Thursday, June 25, 2009

Obama Not Going To Vigorously Defend Public Option In Healthcare?




Paul Krugman is furious:

Really bad news on the health care front. After making the case for a public option, and doing it very well, Obama said this:

“We have not drawn lines in the sand other than that reform has to control costs and that it has to provide relief to people who don’t have health insurance or are underinsured,” Mr. Obama said. “Those are the broad parameters that we’ve discussed.”
There he goes again, gratuitously making a big gift to the other side.

My big fear about Obama has always been not that he doesn’t understand the issues, but that his urge to compromise — his vision of himself as a politician who transcends the old partisan divisions — will lead him to negotiate with himself, and give away far too much. He did that on the stimulus bill, where he offered an inadequate plan in order to win bipartisan support, then got nothing in return — and was forced to reduce the plan further so that Susan Collins could claim her pound of flesh.


Given the fact that single payer healthcare was kicked off the table before negotiations even began, I'd say a robust public option would be the next best thing. It'd allow people to drop their greedy and inefficient private insurers and join a Medicare-style government-run plan. This wouldn't do a whole lot to control costs in the long-run -- it'd be almost unsustainable to not talk about the bargaining power of single-payer in the future -- but it would guarantee people affordable healthcare in the short run and force private insurers to curtail many of their more vicious practices.

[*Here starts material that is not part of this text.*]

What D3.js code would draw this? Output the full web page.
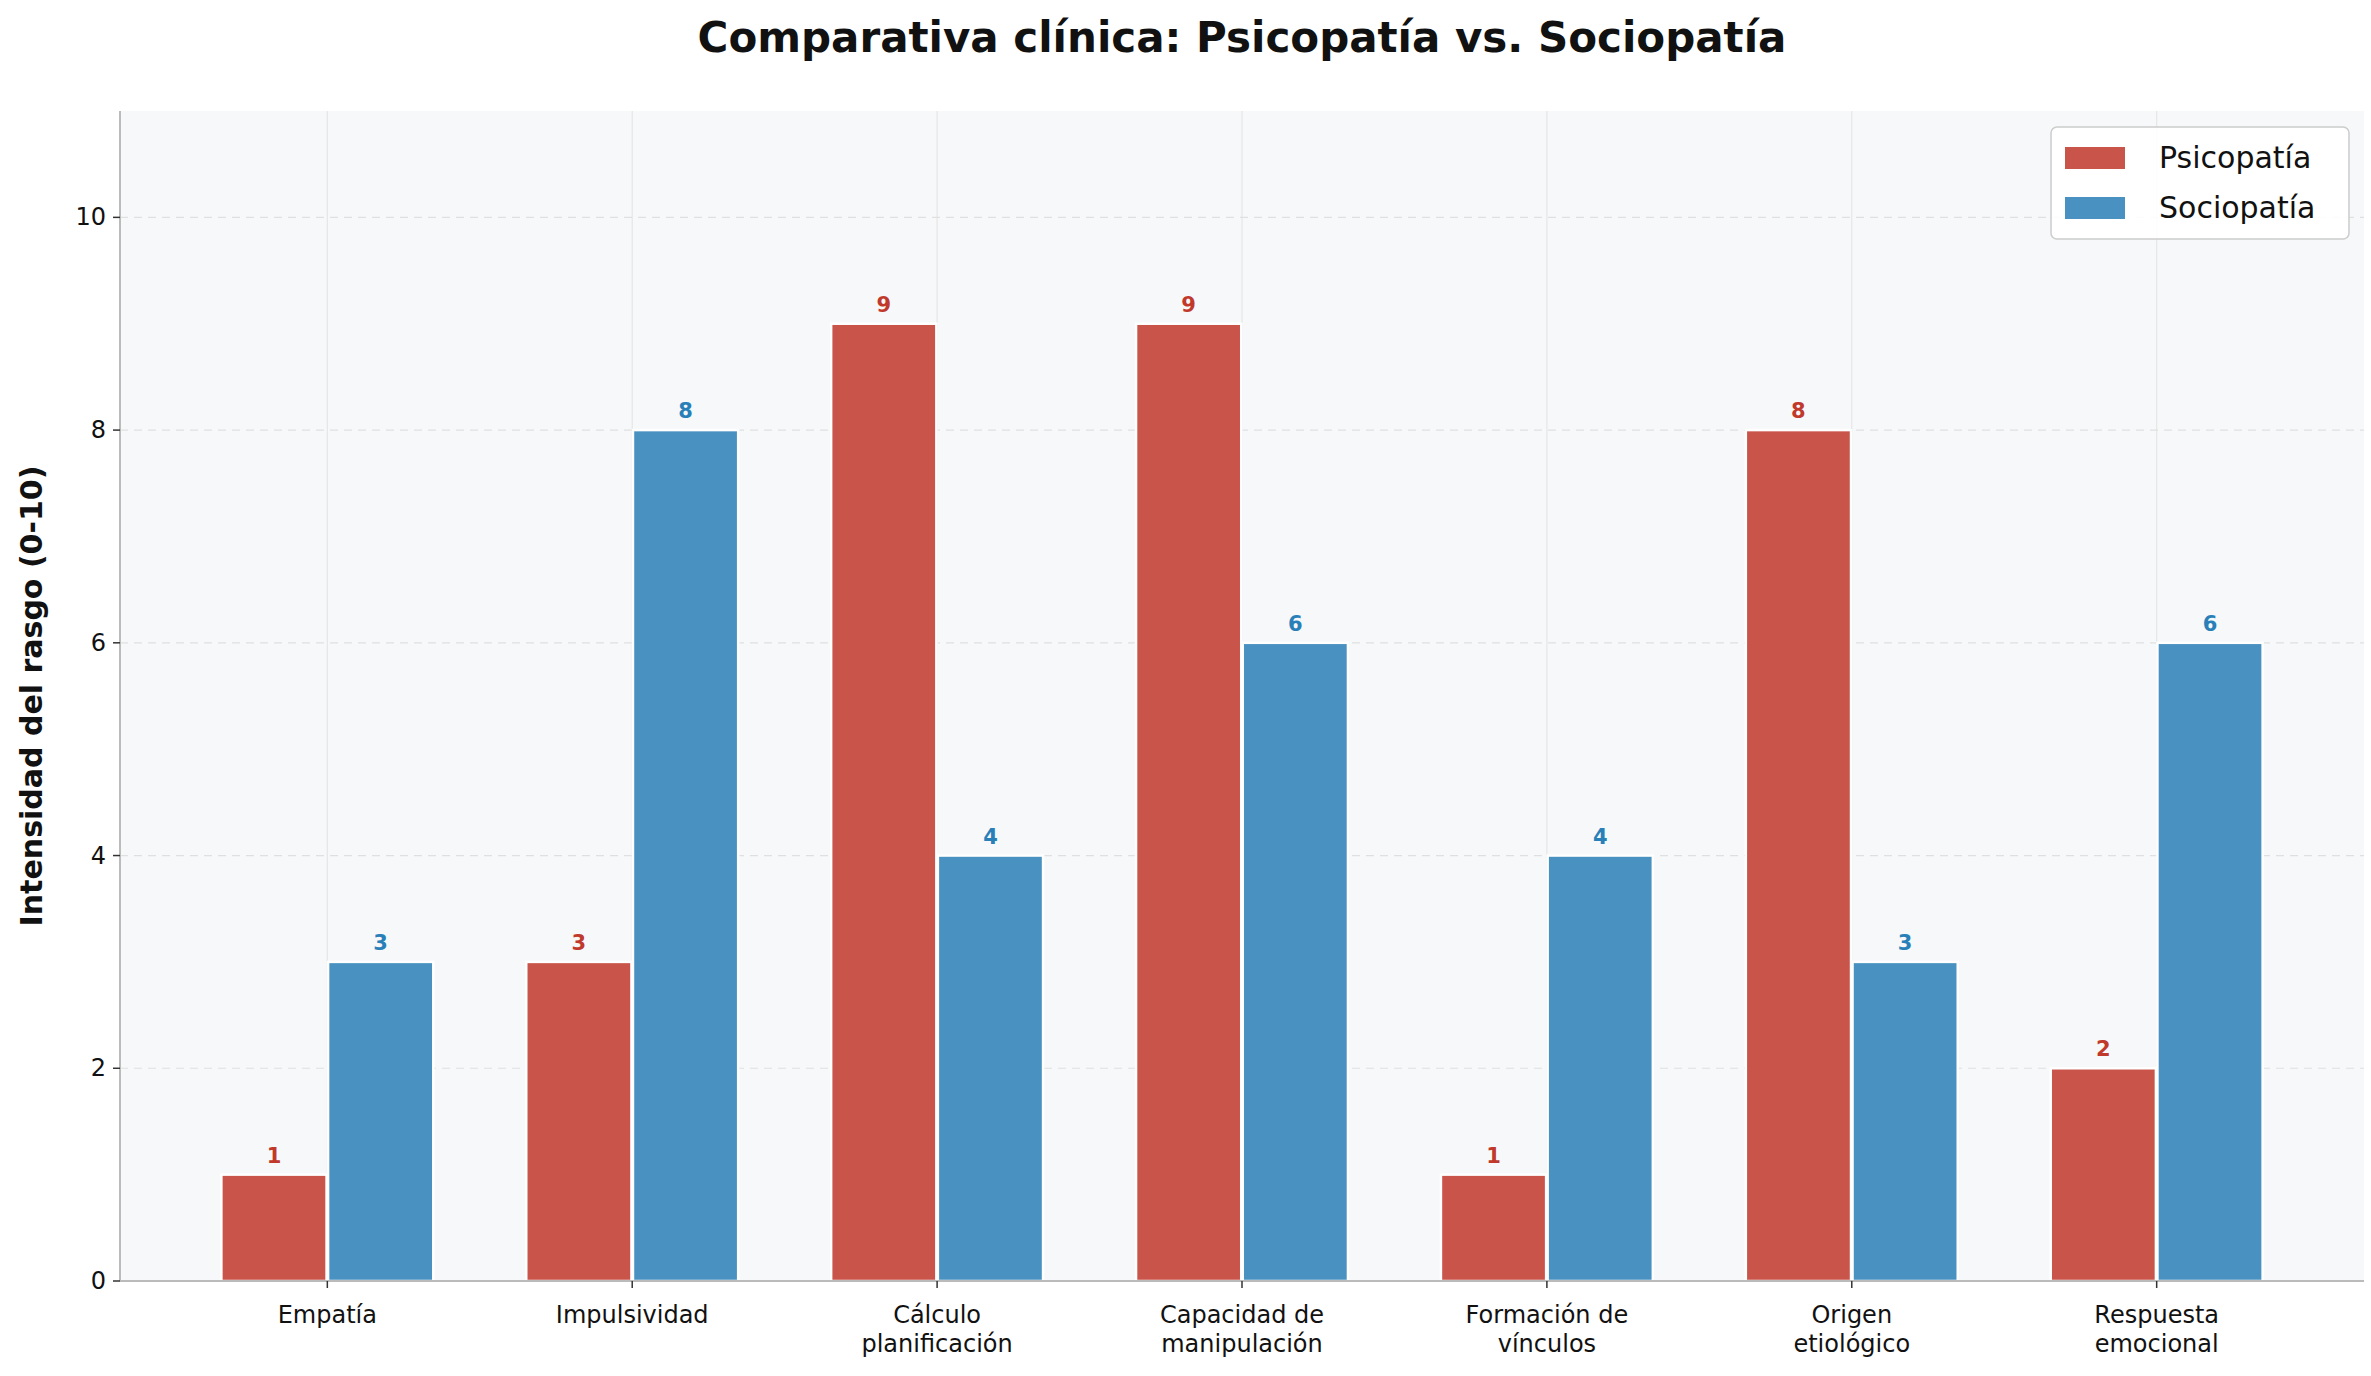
<!DOCTYPE html>
<html><head><meta charset="utf-8">
<script src="https://cdn.jsdelivr.net/npm/d3@7"></script>
<style>body{margin:0;background:#fff}svg{font-family:"DejaVu Sans",sans-serif}</style>
</head><body><svg id="c" width="2371" height="1376"></svg>
<script>
const categories=[["Empatía"],["Impulsividad"],["Cálculo","planificación"],["Capacidad de","manipulación"],["Formación de","vínculos"],["Origen","etiológico"],["Respuesta","emocional"]];
const psicopatia=[1,3,9,9,1,8,2];
const sociopatia=[3,8,4,6,4,3,6];
const yTicks=[0,2,4,6,8,10];
const svg=d3.select("#c");
const L=120,R=2364,T=111,B=1281;
const x=d3.scaleLinear().domain([-0.68,6.68]).range([L,R]);
const y=d3.scaleLinear().domain([0,11]).range([B,T]);
svg.append("rect").attr("x",L).attr("y",T).attr("width",R-L).attr("height",B-T).attr("fill","#f7f8fa");
categories.forEach((c,i)=>svg.append("line").attr("x1",x(i)).attr("x2",x(i)).attr("y1",T).attr("y2",B).attr("stroke","#e6e6e6").attr("stroke-width",1.2));
yTicks.slice(1).forEach(t=>svg.append("line").attr("x1",L).attr("x2",R).attr("y1",y(t)).attr("y2",y(t)).attr("stroke","#e0e0e0").attr("stroke-dasharray","8,6").attr("stroke-width",1.2));
const w=0.345,off=0.175;
const series=[{v:psicopatia,fill:"#c9544a",tc:"#c0392b",o:-off},{v:sociopatia,fill:"#4891c1",tc:"#2980b9",o:off}];
series.forEach(s=>{
  s.v.forEach((v,i)=>{
    svg.append("rect").attr("x",x(i+s.o-w/2)).attr("width",x(w)-x(0)).attr("y",y(v)).attr("height",y(0)-y(v)).attr("fill",s.fill).attr("stroke","#fff").attr("stroke-width",2.5);
    svg.append("text").attr("x",x(i+s.o)).attr("y",y(v)-12).attr("text-anchor","middle").attr("font-size",21).attr("font-weight","bold").attr("fill",s.tc).text(v);
  });
});
// axes
svg.append("line").attr("x1",L).attr("x2",L).attr("y1",T).attr("y2",B).attr("stroke","#bbb").attr("stroke-width",2);
svg.append("line").attr("x1",L).attr("x2",R).attr("y1",B).attr("y2",B).attr("stroke","#bbb").attr("stroke-width",2);
yTicks.forEach(t=>{
  svg.append("line").attr("x1",L-7).attr("x2",L).attr("y1",y(t)).attr("y2",y(t)).attr("stroke","#333").attr("stroke-width",1.5);
  svg.append("text").attr("x",L-14).attr("y",y(t)+8).attr("text-anchor","end").attr("font-size",24).attr("fill","#111").text(t);
});
categories.forEach((c,i)=>{
  svg.append("line").attr("x1",x(i)).attr("x2",x(i)).attr("y1",B).attr("y2",B+7).attr("stroke","#333").attr("stroke-width",1.5);
  c.forEach((l,j)=>svg.append("text").attr("x",x(i)).attr("y",B+42+j*29).attr("text-anchor","middle").attr("font-size",24).attr("fill","#111").text(l));
});
svg.append("text").attr("transform",`translate(42,${(T+B)/2}) rotate(-90)`).attr("text-anchor","middle").attr("font-size",30).attr("font-weight","bold").attr("fill","#111").text("Intensidad del rasgo (0-10)");
svg.append("text").attr("x",(L+R)/2).attr("y",52).attr("text-anchor","middle").attr("font-size",42).attr("font-weight","bold").attr("fill","#111").text("Comparativa clínica: Psicopatía vs. Sociopatía");
// legend
const lg=svg.append("g").attr("transform","translate(2051,127)");
lg.append("rect").attr("width",298).attr("height",112).attr("rx",6).attr("fill","#fff").attr("fill-opacity",0.9).attr("stroke","#ccc").attr("stroke-width",1.5);
[["Psicopatía","#c9544a"],["Sociopatía","#4891c1"]].forEach((d,i)=>{
  lg.append("rect").attr("x",14).attr("y",20+i*50).attr("width",60).attr("height",22).attr("fill",d[1]);
  lg.append("text").attr("x",108).attr("y",41+i*50).attr("font-size",30).attr("fill","#111").text(d[0]);
});
</script></body></html>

Obama at one point was a strong advocate of a single-payer system, and now it looks as if he's retreated so far back that he's willing to negotiate away offering any sort of publicly run plan to every single person in the country. That's a huge leap backwards.

The reason the private insurance industry is so fiercely pressuring the Democrats right now is that it fears competition from the government. If it had to compete with an efficient, low-cost plan like Medicare, there's no way the industry could survive in its current form.

What does that current form consist of? I'll let ABC News explain:

"[T]hey confuse their customers and dump the sick, all so they can satisfy their Wall Street investors," former Cigna senior executive Wendell Potter said in remarks prepared for a hearing on health insurance today before the Senate Committee on Commerce, Science, and Transportation.

Potter, who has more than 20 years of experience working in public relations for insurance companies Cigna and Humana, said companies routinely drop seriously ill policyholders so they can meet "Wall Street's relentless profit expectations."

"They look carefully to see if a sick policyholder may have omitted a minor illness, a pre-existing condition, when applying for coverage, and then they use that as justification to cancel the policy, even if the enrollee has never missed a premium payment," Potter said. "&(D)umping a small number of enrollees can have a big effect on the bottom line."


Of course they don't want to compete with the government. They might have to behave in a civilized manner if that happened. The question is, is Obama ready to force them to do that, or is he going to back down in the face of tremendous lobbying pressure?